The broader point is that a security engineer is not a software engineer who works on a security product, nor is it someone who works in a related field such as encryption, nor is it someone who implements physical controls in a secure system. No, security engineering is not required for a product or service to exist.

That is the key distinction. Engineering typically involves enabling something to happen (e.g., a file can be shared online, the sprinkler system turns on at 11:00 a.m.). Security engineering is about ensuring that something else doesn't happen (e.g., a burglar cannot enter this room, a thief cannot withdraw money from my bank); it is never about the product being sold.

This subsequently always leads to the question asked by finance and product teams all around: why bother with security? After all, it is expensive, it can slow everything down, and it gets in the way of me doing my job. The answer is risk management. Can you take the risk of not implementing security? What happens if the thing you don't want to happen, happens? For many organisations, this is showstopping. Reputational damage is a natural market force that can kill a would-be profitable business; however, there are also legal frameworks that can lead to fines and imprisonment for non-compliance. Furthermore, in B2B contracts, compliance is often required, and a failed audit can result in direct business loss.

And that's just the best-case scenario. Consider the impact of a security breach at a nuclear power plant. Stuxnet could have easily caused damage in a life-threatening way. Or what about ransomware in a hospital? WannaCry led to the re-routing of ambulances away from people in dire need. It is not theoretical to say that security protects people, and failing that, lives are lost.

Risk assessment involves evaluating the likelihood of an event occurring and its potential impact if it does. However, it's also intended to include mitigations that reduce one or both of these factors. As scientists turned on the Large Hadron Collider at CERN in Geneva, people questioned the risks associated with it. They had reported a near-zero chance of creating a black hole and destroying Earth.

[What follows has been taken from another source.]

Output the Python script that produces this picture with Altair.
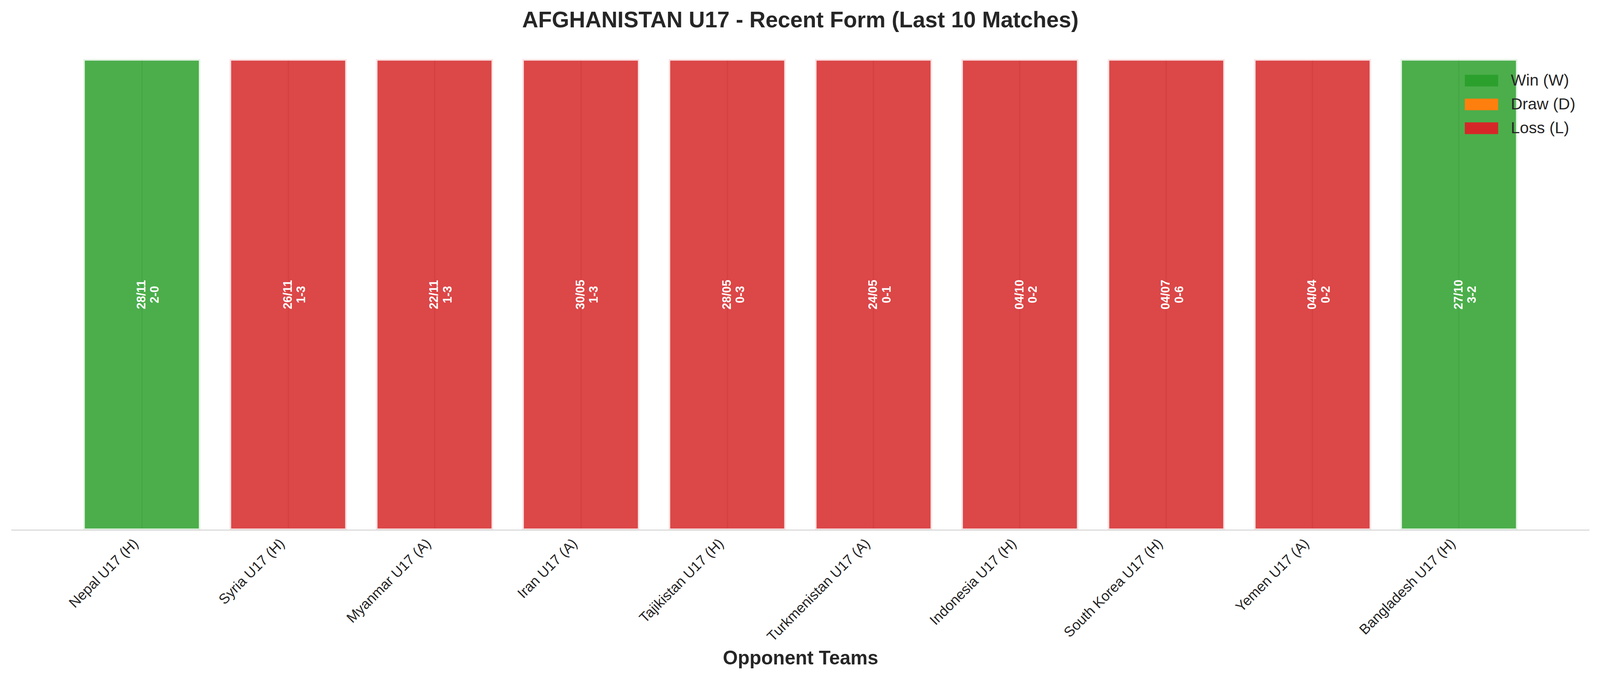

However, as many people have pointed out, near zero is not zero. Often, near zero is the best we can do, and there needs to be a pragmatic element to security. What if we had removed the risk entirely by just not turning the LHC on? A question for the philosophers.

To be a security engineer, you must possess a range of technical skills, an adversarial mindset and often knowledge of the law. Designing a secure system, or making a system secure, typically involves user authentication, transaction integrity, message secrecy, and fault tolerance, among other key considerations. A good system will also have a degree of accountability. However, when approaching any task, the engineer needs to consider the specific requirements. Often, when security is implemented, it is done as a checkbox exercise with no consideration given to the actual nature of what needs to be protected and how to protect it.

Thus, many system designers make errors in believing their system is secure because they can list the various things they did to make it so. I can spend a great deal of time ensuring my data is encrypted in transit, but it makes little difference if my end device, where it can be read in plaintext, is left vulnerable.

On that note, there is always a human element to a system. Even if humans are removed from the decision-making process, they still need to be involved in the setup and supervision/maintenance of a system. Proper security relies on the people who support it being adequately trained and motivated.

And so, security engineering is all-encompassing. It's impossible to know it all, and you'll often have to rely on specialists and third parties to fill in the gaps where you are lacking.